Carlucci's official Defense Department biography reads in part: "Frank C. Carlucci, who had served as Caspar Weinberger's deputy secretary between 1981 and 1983, succeeded him as secretary of defense. Carlucci was born in Scranton, Pennsylvania, on 18 October 1930. After graduation from Princeton University in 1952, he served two years as a lieutenant in the U.S. Navy. In 1956 after study at the Harvard Graduate School of Business Administration and a short stint in private business, Carlucci joined the Department of State as a foreign service officer.
"His State Department assignments took him to South Africa, the Congo, Zanzibar, and Brazil between 1957 and 1969. He left the State Department in 1969 to join the Office of Economic Opportunity as assistant director, and moved up to director late in 1970. He then became associate director and deputy director of the Office of Management and Budget (1971-72) and under secretary of the Department of Health, Education, and Welfare (1972-74).

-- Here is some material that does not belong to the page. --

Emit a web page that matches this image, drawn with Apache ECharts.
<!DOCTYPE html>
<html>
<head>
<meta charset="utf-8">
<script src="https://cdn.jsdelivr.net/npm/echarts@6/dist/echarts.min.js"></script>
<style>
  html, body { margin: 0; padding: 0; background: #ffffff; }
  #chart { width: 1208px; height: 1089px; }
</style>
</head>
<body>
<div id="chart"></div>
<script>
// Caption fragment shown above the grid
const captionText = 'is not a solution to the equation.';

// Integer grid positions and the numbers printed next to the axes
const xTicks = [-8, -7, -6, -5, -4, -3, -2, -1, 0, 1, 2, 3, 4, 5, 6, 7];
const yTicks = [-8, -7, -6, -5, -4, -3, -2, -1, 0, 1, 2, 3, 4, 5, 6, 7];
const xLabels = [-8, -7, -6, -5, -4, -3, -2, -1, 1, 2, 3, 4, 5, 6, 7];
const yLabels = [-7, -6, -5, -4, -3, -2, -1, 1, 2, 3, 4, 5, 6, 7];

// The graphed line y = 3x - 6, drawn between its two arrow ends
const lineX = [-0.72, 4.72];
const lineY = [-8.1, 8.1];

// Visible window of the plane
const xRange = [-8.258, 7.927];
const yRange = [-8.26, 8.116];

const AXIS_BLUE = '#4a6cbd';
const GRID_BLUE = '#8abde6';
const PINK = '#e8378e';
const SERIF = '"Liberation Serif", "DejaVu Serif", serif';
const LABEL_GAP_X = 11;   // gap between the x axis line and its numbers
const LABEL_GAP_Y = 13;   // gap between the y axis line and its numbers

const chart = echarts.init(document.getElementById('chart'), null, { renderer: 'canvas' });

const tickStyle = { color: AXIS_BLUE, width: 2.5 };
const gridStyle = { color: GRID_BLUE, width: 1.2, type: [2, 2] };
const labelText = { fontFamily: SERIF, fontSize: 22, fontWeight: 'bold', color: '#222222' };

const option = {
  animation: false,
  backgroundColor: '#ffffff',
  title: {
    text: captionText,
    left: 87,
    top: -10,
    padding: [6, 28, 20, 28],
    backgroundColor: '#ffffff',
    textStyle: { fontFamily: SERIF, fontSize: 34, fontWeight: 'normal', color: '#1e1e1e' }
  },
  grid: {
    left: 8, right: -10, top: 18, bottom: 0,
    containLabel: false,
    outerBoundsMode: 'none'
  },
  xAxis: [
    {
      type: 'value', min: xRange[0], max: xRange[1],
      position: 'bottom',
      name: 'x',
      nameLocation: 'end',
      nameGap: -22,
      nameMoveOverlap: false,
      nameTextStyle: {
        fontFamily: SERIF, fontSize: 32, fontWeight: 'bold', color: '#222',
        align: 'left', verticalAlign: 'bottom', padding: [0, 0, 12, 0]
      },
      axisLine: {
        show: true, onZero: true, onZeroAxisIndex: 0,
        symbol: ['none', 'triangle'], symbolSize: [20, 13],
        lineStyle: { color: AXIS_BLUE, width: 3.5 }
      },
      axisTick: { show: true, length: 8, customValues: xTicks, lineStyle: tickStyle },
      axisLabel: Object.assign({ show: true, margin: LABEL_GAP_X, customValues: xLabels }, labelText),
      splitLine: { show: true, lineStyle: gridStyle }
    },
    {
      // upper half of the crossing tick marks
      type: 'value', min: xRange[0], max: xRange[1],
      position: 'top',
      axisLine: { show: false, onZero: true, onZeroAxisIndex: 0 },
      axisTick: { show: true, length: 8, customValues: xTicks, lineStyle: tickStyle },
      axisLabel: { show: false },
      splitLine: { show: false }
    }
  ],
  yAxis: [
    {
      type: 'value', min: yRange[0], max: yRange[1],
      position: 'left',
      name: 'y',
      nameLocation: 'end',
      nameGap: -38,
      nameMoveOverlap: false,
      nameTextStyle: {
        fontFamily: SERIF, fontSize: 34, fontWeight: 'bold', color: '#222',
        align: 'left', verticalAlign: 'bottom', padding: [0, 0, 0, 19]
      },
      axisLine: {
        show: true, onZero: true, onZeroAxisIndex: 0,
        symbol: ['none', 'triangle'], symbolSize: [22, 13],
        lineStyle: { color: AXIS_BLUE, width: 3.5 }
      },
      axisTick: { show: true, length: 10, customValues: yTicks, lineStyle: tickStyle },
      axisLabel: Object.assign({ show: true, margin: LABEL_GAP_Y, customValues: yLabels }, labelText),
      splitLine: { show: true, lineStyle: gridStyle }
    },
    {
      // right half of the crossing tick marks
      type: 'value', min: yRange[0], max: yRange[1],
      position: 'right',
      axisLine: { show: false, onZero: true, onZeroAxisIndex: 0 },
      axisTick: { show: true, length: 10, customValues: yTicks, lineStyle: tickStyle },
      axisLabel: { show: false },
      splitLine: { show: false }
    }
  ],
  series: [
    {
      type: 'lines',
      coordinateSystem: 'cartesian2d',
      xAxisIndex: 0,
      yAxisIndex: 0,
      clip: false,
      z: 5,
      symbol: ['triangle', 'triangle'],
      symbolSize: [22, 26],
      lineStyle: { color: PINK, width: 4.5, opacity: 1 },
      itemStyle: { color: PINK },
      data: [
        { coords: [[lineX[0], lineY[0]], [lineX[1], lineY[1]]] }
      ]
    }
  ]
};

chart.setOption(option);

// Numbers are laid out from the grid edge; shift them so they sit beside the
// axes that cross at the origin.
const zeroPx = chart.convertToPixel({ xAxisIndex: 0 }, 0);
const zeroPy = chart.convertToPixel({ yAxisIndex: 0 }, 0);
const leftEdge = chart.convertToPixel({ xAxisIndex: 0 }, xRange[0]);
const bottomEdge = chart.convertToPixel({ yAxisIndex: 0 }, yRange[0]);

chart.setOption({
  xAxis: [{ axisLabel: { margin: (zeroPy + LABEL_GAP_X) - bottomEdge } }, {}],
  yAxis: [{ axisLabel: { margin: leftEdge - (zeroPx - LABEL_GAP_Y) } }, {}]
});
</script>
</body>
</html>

At both places he worked under Caspar Weinberger.
"In 1975 Carlucci returned to the State Department to serve as ambassador to Portugal until 1978, when he went to the Central Intelligence Agency as deputy director, staying until January 1981. The next month he joined Weinberger at the Department of Defense as deputy secretary. Strongly supported by Weinberger, Carlucci was selected for the post even though some of President Reagan's advisers opposed him because he had served in the Carter administration. As deputy secretary he worked closely with Weinberger, assuming responsibility for the day-to-day management of the Pentagon and overseeing the defense budget and procurement. He created the Defense Resources Board and proposed the 'Carlucci initiatives' to bring more stability and order into the defense procurement process.

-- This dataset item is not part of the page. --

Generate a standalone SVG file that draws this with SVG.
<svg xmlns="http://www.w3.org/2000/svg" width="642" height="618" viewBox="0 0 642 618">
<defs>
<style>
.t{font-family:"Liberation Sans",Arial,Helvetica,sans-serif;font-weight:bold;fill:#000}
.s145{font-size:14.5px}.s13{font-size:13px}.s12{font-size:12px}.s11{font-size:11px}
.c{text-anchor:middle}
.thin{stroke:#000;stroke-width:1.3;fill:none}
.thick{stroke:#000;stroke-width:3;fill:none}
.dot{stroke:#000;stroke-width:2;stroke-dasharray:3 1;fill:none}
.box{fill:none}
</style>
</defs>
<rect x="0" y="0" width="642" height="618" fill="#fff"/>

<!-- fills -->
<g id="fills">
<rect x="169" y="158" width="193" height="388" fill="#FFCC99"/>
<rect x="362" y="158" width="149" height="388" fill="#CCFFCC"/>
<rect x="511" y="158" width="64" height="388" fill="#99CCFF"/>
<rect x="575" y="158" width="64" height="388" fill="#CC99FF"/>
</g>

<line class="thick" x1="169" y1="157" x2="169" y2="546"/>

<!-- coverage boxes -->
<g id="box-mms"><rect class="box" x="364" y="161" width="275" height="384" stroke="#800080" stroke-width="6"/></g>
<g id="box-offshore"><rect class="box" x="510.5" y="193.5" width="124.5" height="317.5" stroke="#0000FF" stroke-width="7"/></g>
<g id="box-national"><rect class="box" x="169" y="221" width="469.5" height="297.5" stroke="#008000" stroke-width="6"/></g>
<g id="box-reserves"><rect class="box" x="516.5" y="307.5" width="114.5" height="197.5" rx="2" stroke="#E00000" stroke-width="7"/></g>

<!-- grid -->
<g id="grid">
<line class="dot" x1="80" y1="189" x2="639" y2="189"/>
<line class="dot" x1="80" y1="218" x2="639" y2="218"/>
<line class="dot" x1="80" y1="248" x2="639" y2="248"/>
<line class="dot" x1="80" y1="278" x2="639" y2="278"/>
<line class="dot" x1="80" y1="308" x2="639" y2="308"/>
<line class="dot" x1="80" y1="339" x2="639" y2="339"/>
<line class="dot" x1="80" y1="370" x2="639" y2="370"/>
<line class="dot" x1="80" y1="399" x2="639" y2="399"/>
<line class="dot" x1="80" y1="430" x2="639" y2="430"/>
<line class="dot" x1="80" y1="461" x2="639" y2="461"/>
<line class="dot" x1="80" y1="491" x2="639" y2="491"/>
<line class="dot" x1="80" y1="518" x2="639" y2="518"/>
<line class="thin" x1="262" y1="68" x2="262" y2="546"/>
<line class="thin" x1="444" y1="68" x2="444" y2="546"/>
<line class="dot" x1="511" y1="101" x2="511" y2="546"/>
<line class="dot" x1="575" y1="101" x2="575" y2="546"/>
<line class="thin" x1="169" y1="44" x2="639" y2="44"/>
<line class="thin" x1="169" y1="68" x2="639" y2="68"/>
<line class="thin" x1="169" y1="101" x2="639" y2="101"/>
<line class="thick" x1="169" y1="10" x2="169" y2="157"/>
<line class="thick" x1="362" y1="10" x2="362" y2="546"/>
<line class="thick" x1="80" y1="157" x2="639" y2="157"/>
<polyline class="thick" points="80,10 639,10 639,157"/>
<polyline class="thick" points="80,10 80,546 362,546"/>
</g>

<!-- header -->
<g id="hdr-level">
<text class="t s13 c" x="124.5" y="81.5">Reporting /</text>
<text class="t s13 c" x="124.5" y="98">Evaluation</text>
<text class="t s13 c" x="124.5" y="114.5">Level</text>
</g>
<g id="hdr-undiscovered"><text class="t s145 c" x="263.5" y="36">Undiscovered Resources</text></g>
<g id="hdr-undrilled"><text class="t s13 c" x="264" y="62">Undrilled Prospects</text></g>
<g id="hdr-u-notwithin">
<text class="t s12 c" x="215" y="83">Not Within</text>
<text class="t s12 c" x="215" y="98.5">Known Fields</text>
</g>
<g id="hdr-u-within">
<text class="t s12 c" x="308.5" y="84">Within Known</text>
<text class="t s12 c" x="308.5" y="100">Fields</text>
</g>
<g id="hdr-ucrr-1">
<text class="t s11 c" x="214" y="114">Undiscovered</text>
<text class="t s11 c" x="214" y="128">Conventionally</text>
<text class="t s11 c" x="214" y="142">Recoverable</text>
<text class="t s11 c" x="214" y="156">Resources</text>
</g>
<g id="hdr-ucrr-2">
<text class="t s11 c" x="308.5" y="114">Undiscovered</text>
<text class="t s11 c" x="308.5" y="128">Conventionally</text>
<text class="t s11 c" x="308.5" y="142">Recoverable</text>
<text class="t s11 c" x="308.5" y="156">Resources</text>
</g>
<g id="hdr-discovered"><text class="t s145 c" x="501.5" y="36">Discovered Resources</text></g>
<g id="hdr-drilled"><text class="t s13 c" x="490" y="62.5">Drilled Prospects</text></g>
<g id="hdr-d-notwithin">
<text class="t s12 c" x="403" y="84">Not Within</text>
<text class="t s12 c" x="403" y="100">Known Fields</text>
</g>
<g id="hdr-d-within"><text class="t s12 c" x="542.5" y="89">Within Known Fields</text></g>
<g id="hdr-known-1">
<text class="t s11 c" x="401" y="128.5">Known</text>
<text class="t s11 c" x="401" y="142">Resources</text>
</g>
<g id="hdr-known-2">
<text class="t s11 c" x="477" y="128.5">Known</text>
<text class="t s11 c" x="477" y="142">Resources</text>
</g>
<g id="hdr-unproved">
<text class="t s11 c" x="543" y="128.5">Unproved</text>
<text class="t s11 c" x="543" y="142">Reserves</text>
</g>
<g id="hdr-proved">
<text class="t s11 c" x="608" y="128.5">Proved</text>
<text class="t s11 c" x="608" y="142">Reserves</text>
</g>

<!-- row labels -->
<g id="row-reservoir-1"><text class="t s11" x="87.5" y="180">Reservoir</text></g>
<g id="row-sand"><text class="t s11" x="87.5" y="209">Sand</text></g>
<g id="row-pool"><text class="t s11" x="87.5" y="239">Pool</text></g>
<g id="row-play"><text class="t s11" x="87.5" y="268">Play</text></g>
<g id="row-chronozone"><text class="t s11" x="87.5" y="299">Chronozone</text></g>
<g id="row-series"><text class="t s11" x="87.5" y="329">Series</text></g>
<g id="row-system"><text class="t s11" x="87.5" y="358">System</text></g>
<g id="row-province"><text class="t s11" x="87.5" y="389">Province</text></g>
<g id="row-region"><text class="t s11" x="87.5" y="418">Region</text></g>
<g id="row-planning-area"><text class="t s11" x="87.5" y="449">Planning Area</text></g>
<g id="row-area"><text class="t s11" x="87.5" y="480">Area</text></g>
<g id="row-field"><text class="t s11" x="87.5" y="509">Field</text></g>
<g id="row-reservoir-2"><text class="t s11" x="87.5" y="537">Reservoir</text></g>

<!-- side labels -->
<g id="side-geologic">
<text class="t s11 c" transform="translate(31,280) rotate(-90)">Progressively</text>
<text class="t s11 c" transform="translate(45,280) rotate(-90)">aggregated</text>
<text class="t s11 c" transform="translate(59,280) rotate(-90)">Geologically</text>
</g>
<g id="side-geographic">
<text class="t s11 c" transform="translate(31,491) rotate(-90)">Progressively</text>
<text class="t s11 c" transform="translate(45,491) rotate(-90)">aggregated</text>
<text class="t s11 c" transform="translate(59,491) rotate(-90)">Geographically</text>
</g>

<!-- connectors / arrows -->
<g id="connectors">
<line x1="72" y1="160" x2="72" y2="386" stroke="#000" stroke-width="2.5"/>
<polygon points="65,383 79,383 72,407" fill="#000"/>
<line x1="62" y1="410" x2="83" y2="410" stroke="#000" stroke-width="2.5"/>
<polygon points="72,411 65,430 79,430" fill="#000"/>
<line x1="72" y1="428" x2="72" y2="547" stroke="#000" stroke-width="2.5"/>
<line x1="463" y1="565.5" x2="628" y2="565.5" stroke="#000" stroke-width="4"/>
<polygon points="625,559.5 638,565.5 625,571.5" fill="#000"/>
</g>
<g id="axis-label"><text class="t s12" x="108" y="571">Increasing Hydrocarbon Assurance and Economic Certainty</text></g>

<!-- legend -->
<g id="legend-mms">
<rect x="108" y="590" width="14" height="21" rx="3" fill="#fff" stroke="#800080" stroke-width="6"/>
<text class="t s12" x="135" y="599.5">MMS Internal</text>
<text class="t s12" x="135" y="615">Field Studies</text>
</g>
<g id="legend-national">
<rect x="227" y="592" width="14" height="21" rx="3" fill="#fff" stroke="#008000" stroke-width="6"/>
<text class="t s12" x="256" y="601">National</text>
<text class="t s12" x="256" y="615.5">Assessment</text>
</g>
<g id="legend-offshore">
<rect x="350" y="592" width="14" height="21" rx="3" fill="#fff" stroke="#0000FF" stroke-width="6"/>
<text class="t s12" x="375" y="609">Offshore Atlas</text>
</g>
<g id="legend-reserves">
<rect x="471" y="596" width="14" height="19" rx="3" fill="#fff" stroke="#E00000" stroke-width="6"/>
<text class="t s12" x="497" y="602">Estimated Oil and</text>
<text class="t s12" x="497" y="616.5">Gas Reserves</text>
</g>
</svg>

"Carlucci left the Pentagon in January 1983 to become president and later chairman and chief executive officer of Sears World Trade, Inc., in Washington. He stayed with Sears until 1986, when he moved to the White House as assistant to the president for national security affairs. In 1985-86, while still with Sears, he served on the President's Blue Ribbon Commission on Defense Management, chaired by David Packard. Carlucci worked particularly on the issues of long-range planning and the budgeting and programming process.
"Given his extensive experience in national security affairs, Carlucci was a natural choice to succeed Weinberger; he took office on 23 November 1987."